You can use pigz instead of gzip, which does gzip compression on multiple cores. Instead of using the -z option, you would pipe it through pigz:

tar cf - paths-to-archive | pigz > archive.tar.gz

By default, pigz uses the number of available cores, or eight if it could not query that. You can ask for more with -p n, e.g. -p 32. pigz has the same options as gzip, so you can request better compression with -9. E.g.

tar cf - paths-to-archive | pigz -9 -p 32 > archive.tar.gz

Solution 3 - Gzip

Common approach

There is option for tar program:

-I, --use-compress-program PROG
      filter through PROG (must accept -d)

You can use multithread version of archiver or compressor utility.

Most popular multithread archivers are pigz (instead of gzip) and pbzip2 (instead of bzip2). For instance:

$ tar -I pbzip2 -cf OUTPUT_FILE.tar.bz2 paths_to_archive
$ tar --use-compress-program=pigz -cf OUTPUT_FILE.tar.gz paths_to_archive

Archiver must accept -d. If your replacement utility hasn't this parameter and/or you need specify additional parameters, then use pipes (add parameters if necessary):

$ tar cf - paths_to_archive | pbzip2 > OUTPUT_FILE.tar.gz
$ tar cf - paths_to_archive | pigz > OUTPUT_FILE.tar.gz

Input and output of singlethread and multithread are compatible. You can compress using multithread version and decompress using singlethread version and vice versa.

p7zip

For p7zip for compression you need a small shell script like the following:

#!/bin/sh
case $1 in
  -d) 7za -txz -si -so e;;
   *) 7za -txz -si -so a .;;
esac 2>/dev/null

Save it as 7zhelper.sh. Here the example of usage:

$ tar -I 7zhelper.sh -cf OUTPUT_FILE.tar.7z paths_to_archive
$ tar -I 7zhelper.sh -xf OUTPUT_FILE.tar.7z

xz

Regarding multithreaded XZ support. If you are running version 5.2.0 or above of XZ Utils, you can utilize multiple cores for compression by setting -T or --threads to an appropriate value via the environmental variable XZ_DEFAULTS (e.g. XZ_DEFAULTS="-T 0").

This is a fragment of man for 5.1.0alpha version:

> Multithreaded compression and decompression are not implemented yet, so this > option has no effect for now.

However this will not work for decompression of files that haven't also been compressed with threading enabled. From man for version 5.2.2:

> Threaded decompression hasn't been implemented yet. It will only work > on files that contain multiple blocks with size information in > block headers.
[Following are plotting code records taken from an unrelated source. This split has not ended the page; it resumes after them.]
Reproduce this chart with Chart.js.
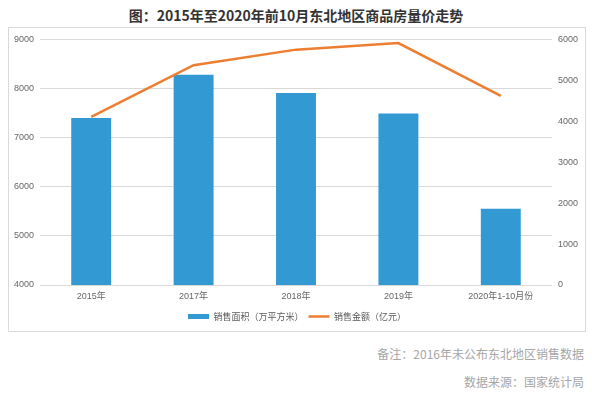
<!DOCTYPE html>
<html>
<head>
<meta charset="utf-8">
<script src="https://cdn.jsdelivr.net/npm/chart.js@4/dist/chart.umd.min.js"></script>
<style>
  body { margin: 0; background: #fff; font-family: "Noto Sans CJK SC", sans-serif; }
  #title { position: absolute; left: 0; top: 5px; width: 592px; text-align: center;
           font-size: 14px; line-height: 20px; font-weight: bold; color: #333; }
  #box { position: absolute; left: 8px; top: 27px; width: 576px; height: 303px;
         border: 1px solid #d9d9d9; }
  .note { position: absolute; right: 8px; font-size: 12px; line-height: 16px; color: #a6a6a6; }
</style>
</head>
<body>
<div id="title">图：2015年至2020年前10月东北地区商品房量价走势</div>
<div id="box"><canvas id="chart" width="576" height="303"></canvas></div>
<div class="note" style="top:346px">备注：2016年未公布东北地区销售数据</div>
<div class="note" style="top:374px">数据来源：国家统计局</div>
<script>
// categories + the two series
const years = ["2015年", "2017年", "2018年", "2019年", "2020年1-10月份"]
const salesArea = [7400, 8280, 7910, 7490, 5550]   // 万平方米, left axis
const salesAmount = [4110, 5370, 5750, 5910, 4620] // 亿元, right axis

const areaTicks = { min: 4000, max: 9000, step: 1000 }
const amountTicks = { min: 0, max: 6000, step: 1000 }

const tickFont = { family: "'Liberation Sans', 'Noto Sans CJK SC', sans-serif", size: 9 }
const tickColor = "#666"

new Chart(document.getElementById("chart"), {
  type: "bar",
  data: {
    labels: years,
    datasets: [
      {
        label: "销售面积（万平方米）",
        data: salesArea,
        backgroundColor: "#3399D3",
        borderWidth: 0,
        barPercentage: 0.39,
        categoryPercentage: 1,
        pointStyle: "rect",
        yAxisID: "y",
        order: 2,
      },
      {
        type: "line",
        label: "销售金额（亿元）",
        data: salesAmount,
        borderColor: "#ED7D31",
        backgroundColor: "#ED7D31",
        borderWidth: 2.5,
        tension: 0,
        pointRadius: 0,
        pointStyle: "line",
        yAxisID: "y1",
        order: 1,
      },
    ],
  },
  options: {
    responsive: false,
    animation: false,
    layout: { padding: { top: 6, left: 0, right: 0, bottom: 0 } },
    plugins: {
      tooltip: { enabled: false },
      legend: {
        position: "bottom",
        labels: {
          usePointStyle: true,
          pointStyleWidth: 21,
          boxHeight: 5,
          padding: 5,
          color: "#595959",
          font: { family: "'Noto Sans CJK SC', sans-serif", size: 9 },
          sort: (a, b) => a.datasetIndex - b.datasetIndex, // bar first, like the original
        },
      },
    },
    scales: {
      x: {
        grid: { display: false, drawTicks: false },
        border: { display: false },
        ticks: { color: tickColor, font: tickFont, padding: 6, maxRotation: 0 },
        afterFit: (scale) => { scale.height = 22 },
      },
      y: {
        position: "left",
        min: areaTicks.min,
        max: areaTicks.max,
        grid: { color: "#d9d9d9", drawTicks: false },
        border: { display: false },
        ticks: { stepSize: areaTicks.step, color: tickColor, font: tickFont, padding: 6,
                 callback: (v) => String(v) },
        afterFit: (scale) => { scale.width = 31 },
      },
      y1: {
        position: "right",
        min: amountTicks.min,
        max: amountTicks.max,
        grid: { drawOnChartArea: false, drawTicks: false },
        border: { display: false },
        ticks: { stepSize: amountTicks.step, color: tickColor, font: tickFont, padding: 6,
                 callback: (v) => String(v) },
        afterFit: (scale) => { scale.width = 33 },
      },
    },
  },
})
</script>
</body>
</html>
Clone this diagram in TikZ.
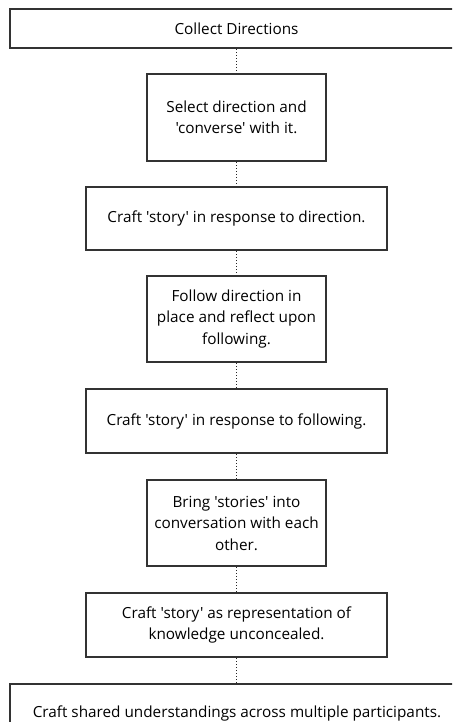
\documentclass[tikz,border=0pt]{standalone}
\usepackage{fontspec}
\setmainfont{Open Sans}[Ligatures=TeXOff]
\begin{document}
\begin{tikzpicture}[x=1pt,y=-1pt,
  box/.style={draw=black!80,line width=2pt,rectangle,inner sep=0pt,align=center,
    font=\fontsize{15.3}{21.5}\selectfont,text=black},
  lbl/.style={inner sep=0pt,align=center,font=\fontsize{15.3}{21.5}\selectfont,text=black},
  conn/.style={draw=black!85,line width=1pt,dotted}]
\useasboundingbox (0,0) rectangle (452,722);
\clip (0,0) rectangle (452,722);
\node[box,minimum width=453pt,minimum height=39pt] (n1) at (236.5,28.5) {Collect Directions};
\node[box,minimum width=179pt,minimum height=87pt] (n2) at (236.5,117.5) {Select direction and\\'converse' with it.};
\node[box,minimum width=301pt,minimum height=63pt] (n3) at (236.5,218.5) {Craft 'story' in response to direction.};
\node[box,minimum width=179pt,minimum height=86pt] (n4) at (236.5,319) {Follow direction in\\place and reflect upon\\following.};
\node[box,minimum width=301pt,minimum height=64pt] (n5) at (236.5,421) {Craft 'story' in response to following.};
\node[box,minimum width=179pt,minimum height=86pt] (n6) at (236.5,523) {Bring 'stories' into\\conversation with each\\other.};
\node[box,minimum width=301pt,minimum height=64pt] (n7) at (236.5,625) {Craft 'story' as representation of\\knowledge unconcealed.};
\node[box,minimum width=453pt,minimum height=60pt] (n8) at (236.5,714) {};
\node[lbl] (t8) at (237,713) {Craft shared understandings across multiple participants.};
\draw[conn] (n1.south) -- (n2.north);
\draw[conn] (n2.south) -- (n3.north);
\draw[conn] (n3.south) -- (n4.north);
\draw[conn] (n4.south) -- (n5.north);
\draw[conn] (n5.south) -- (n6.north);
\draw[conn] (n6.south) -- (n7.north);
\draw[conn] (n7.south) -- (n8.north);
\end{tikzpicture}
\end{document}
All files compressed in multi-threaded mode meet this > condition, but files compressed in single-threaded mode don't even if > --block-size=size is used.

Recompiling with replacement

If you build tar from sources, then you can recompile with parameters

--with-gzip=pigz
--with-bzip2=lbzip2
--with-lzip=plzip

After recompiling tar with these options you can check the output of tar's help:

$ tar --help | grep "lbzip2\|plzip\|pigz"
  -j, --bzip2                filter the archive through lbzip2
      --lzip                 filter the archive through plzip
  -z, --gzip, --gunzip, --ungzip   filter the archive through pigz

Solution 4 - Gzip

You can use the shortcut -I for tar's --use-compress-program switch, and invoke pbzip2 for bzip2 compression on multiple cores:

tar -I pbzip2 -cf OUTPUT_FILE.tar.bz2 DIRECTORY_TO_COMPRESS/

Solution 5 - Gzip

If you want to have more flexibility with filenames and compression options, you can use:

find /my/path/ -type f -name "*.sql" -o -name "*.log" -exec \
tar -P --transform='s@/my/path/@@g' -cf - {} + | \
pigz -9 -p 4 > myarchive.tar.gz

Step 1: `find`

find /my/path/ -type f -name "*.sql" -o -name "*.log" -exec

This command will look for the files you want to archive, in this case /my/path/*.sql and /my/path/*.log. Add as many -o -name "pattern" as you want.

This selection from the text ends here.